Re: user threads in executors

2015-07-21 Thread Richard Marscher
You can certainly create threads in a map transformation. We do this to do
concurrent DB lookups during one stage for example. I would recommend,
however, that you switch to mapPartitions from map as this allows you to
create a fixed size thread pool to share across items on a partition as
opposed to spawning a future per record in the RDD for example.

On Tue, Jul 21, 2015 at 4:11 AM, Shushant Arora shushantaror...@gmail.com
wrote:

 Hi

 Can I create user threads in executors.
 I have a streaming app where after processing I have a requirement to push
 events to external system . Each post request costs ~90-100 ms.

 To make post parllel, I can not use same thread because that is limited by
 no of cores available in system , can I useuser therads in spark App? I
 tried to create 2 thredas in a map tasks and it worked.

 Is there any upper limit on no of user threds in spark executor ? Is it a
 good idea to create user threads in spark map task?

 Thanks




-- 
*Richard Marscher*
Software Engineer
Localytics
Localytics.com http://localytics.com/ | Our Blog
http://localytics.com/blog | Twitter http://twitter.com/localytics |
Facebook http://facebook.com/localytics | LinkedIn
http://www.linkedin.com/company/1148792?trk=tyah


Re: user threads in executors

2015-07-21 Thread Shushant Arora
I can post multiple items at a time.

Data is being read from kafka and filtered after that its posted .
Does foreachPartition
load complete partition in memory or use an iterator of batch underhood?
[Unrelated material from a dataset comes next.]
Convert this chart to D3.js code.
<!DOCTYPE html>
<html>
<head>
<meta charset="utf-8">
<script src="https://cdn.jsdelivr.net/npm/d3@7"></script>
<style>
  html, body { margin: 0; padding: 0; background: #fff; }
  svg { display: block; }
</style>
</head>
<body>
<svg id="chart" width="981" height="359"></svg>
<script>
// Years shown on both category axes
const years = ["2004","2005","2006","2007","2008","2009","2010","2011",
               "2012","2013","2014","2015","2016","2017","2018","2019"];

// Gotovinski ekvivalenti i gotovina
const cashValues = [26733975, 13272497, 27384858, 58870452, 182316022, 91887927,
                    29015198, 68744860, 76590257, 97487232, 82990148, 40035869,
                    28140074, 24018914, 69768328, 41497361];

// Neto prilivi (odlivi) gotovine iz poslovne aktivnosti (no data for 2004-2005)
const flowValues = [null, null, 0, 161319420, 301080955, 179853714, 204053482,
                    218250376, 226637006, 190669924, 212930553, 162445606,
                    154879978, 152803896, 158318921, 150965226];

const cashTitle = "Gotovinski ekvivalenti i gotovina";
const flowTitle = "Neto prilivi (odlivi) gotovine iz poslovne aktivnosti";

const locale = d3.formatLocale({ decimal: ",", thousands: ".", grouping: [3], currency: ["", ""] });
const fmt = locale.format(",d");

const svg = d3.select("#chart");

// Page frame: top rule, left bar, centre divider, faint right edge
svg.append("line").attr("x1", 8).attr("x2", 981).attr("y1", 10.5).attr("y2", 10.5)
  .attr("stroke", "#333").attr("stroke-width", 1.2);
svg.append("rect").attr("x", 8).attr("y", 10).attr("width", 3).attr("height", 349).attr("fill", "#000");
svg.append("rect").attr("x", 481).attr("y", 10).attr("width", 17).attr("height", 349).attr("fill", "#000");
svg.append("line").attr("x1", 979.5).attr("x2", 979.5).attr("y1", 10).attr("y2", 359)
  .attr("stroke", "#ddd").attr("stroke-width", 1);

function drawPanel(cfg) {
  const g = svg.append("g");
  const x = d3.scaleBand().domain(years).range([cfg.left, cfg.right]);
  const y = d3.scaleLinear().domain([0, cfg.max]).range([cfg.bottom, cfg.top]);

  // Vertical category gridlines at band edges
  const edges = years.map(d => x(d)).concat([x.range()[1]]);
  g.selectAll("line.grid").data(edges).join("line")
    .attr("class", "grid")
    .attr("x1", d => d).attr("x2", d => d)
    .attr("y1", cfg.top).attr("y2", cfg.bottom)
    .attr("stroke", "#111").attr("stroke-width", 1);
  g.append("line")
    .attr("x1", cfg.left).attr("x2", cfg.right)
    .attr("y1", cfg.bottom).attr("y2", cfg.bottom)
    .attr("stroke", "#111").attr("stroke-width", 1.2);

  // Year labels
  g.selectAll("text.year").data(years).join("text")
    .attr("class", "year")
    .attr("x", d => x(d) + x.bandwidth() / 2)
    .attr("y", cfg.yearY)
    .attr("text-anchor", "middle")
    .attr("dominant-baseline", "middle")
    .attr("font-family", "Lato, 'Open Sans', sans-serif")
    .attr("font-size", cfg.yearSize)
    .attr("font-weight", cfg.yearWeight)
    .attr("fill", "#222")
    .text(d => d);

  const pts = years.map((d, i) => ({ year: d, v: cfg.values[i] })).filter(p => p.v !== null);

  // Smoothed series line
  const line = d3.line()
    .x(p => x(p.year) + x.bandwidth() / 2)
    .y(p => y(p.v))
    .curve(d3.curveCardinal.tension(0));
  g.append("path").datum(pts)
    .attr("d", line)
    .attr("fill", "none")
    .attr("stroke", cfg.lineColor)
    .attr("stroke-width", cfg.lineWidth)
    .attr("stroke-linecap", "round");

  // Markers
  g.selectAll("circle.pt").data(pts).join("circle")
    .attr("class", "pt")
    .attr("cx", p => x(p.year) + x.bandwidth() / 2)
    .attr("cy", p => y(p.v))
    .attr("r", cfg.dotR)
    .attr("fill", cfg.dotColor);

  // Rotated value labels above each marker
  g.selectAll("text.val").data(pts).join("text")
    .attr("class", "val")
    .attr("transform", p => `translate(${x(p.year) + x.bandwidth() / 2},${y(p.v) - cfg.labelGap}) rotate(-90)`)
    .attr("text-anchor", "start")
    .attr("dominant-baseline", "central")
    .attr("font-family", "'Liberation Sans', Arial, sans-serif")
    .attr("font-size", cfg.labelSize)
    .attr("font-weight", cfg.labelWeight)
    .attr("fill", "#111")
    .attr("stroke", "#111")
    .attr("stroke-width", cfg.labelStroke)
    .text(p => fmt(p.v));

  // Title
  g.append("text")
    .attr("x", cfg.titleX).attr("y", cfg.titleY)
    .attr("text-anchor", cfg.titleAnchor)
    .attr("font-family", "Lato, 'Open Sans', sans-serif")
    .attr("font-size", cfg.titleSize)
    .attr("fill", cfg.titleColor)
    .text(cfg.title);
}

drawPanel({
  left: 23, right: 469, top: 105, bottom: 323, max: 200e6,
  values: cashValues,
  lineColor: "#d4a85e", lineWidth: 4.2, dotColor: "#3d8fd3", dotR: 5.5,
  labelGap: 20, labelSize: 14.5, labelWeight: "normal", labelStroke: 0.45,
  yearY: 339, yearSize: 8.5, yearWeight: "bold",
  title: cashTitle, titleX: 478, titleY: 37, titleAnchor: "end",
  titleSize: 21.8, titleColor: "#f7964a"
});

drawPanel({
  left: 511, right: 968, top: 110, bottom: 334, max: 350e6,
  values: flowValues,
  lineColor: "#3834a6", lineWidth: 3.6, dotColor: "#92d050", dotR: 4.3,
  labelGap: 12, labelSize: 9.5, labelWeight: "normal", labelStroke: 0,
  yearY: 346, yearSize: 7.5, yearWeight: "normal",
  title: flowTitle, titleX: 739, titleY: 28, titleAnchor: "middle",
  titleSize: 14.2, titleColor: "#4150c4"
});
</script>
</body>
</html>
If
compete batch is not loaded will using custim size of 100-200 request in
one batch and post will help instead of whole partition ?

On Wed, Jul 22, 2015 at 12:18 AM, Tathagata Das t...@databricks.com wrote:

 If you can post multiple items at a time, then use foreachPartition to
 post the whole partition in a single request.

 On Tue, Jul 21, 2015 at 9:35 AM, Richard Marscher 
 rmarsc...@localytics.com wrote:

 You can certainly create threads in a map transformation. We do this to
 do concurrent DB lookups during one stage for example. I would recommend,
 however, that you switch to mapPartitions from map as this allows you to
 create a fixed size thread pool to share across items on a partition as
 opposed to spawning a future per record in the RDD for example.

 On Tue, Jul 21, 2015 at 4:11 AM, Shushant Arora 
 shushantaror...@gmail.com wrote:

 Hi

 Can I create user threads in executors.
 I have a streaming app where after processing I have a requirement to
 push events to external system . Each post request costs ~90-100 ms.

 To make post parllel, I can not use same thread because that is limited
 by no of cores available in system , can I useuser therads in spark App? I
 tried to create 2 thredas in a map tasks and it worked.

 Is there any upper limit on no of user threds in spark executor ? Is it
 a good idea to create user threads in spark map task?

 Thanks




 --
 *Richard Marscher*
 Software Engineer
 Localytics
 Localytics.com http://localytics.com/ | Our Blog
 http://localytics.com/blog | Twitter http://twitter.com/localytics |
 Facebook http://facebook.com/localytics | LinkedIn
 http://www.linkedin.com/company/1148792?trk=tyah





Re: user threads in executors

2015-07-21 Thread Tathagata Das
If you can post multiple items at a time, then use foreachPartition to post
the whole partition in a single request.

On Tue, Jul 21, 2015 at 9:35 AM, Richard Marscher rmarsc...@localytics.com
wrote:

 You can certainly create threads in a map transformation. We do this to do
 concurrent DB lookups during one stage for example. I would recommend,
 however, that you switch to mapPartitions from map as this allows you to
 create a fixed size thread pool to share across items on a partition as
 opposed to spawning a future per record in the RDD for example.

 On Tue, Jul 21, 2015 at 4:11 AM, Shushant Arora shushantaror...@gmail.com
  wrote:

 Hi

 Can I create user threads in executors.
 I have a streaming app where after processing I have a requirement to
 push events to external system . Each post request costs ~90-100 ms.

 To make post parllel, I can not use same thread because that is limited
 by no of cores available in system , can I useuser therads in spark App? I
 tried to create 2 thredas in a map tasks and it worked.

 Is there any upper limit on no of user threds in spark executor ? Is it a
 good idea to create user threads in spark map task?

 Thanks




 --
 *Richard Marscher*
 Software Engineer
 Localytics
 Localytics.com http://localytics.com/ | Our Blog
 http://localytics.com/blog | Twitter http://twitter.com/localytics |
 Facebook http://facebook.com/localytics | LinkedIn
 http://www.linkedin.com/company/1148792?trk=tyah



user threads in executors

2015-07-21 Thread Shushant Arora
Hi

Can I create user threads in executors.
I have a streaming app where after processing I have a requirement to push
events to external system . Each post request costs ~90-100 ms.

To make post parllel, I can not use same thread because that is limited by
no of cores available in system , can I useuser therads in spark App? I
tried to create 2 thredas in a map tasks and it worked.

Is there any upper limit on no of user threds in spark executor ? Is it a
good idea to create user threads in spark map task?

Thanks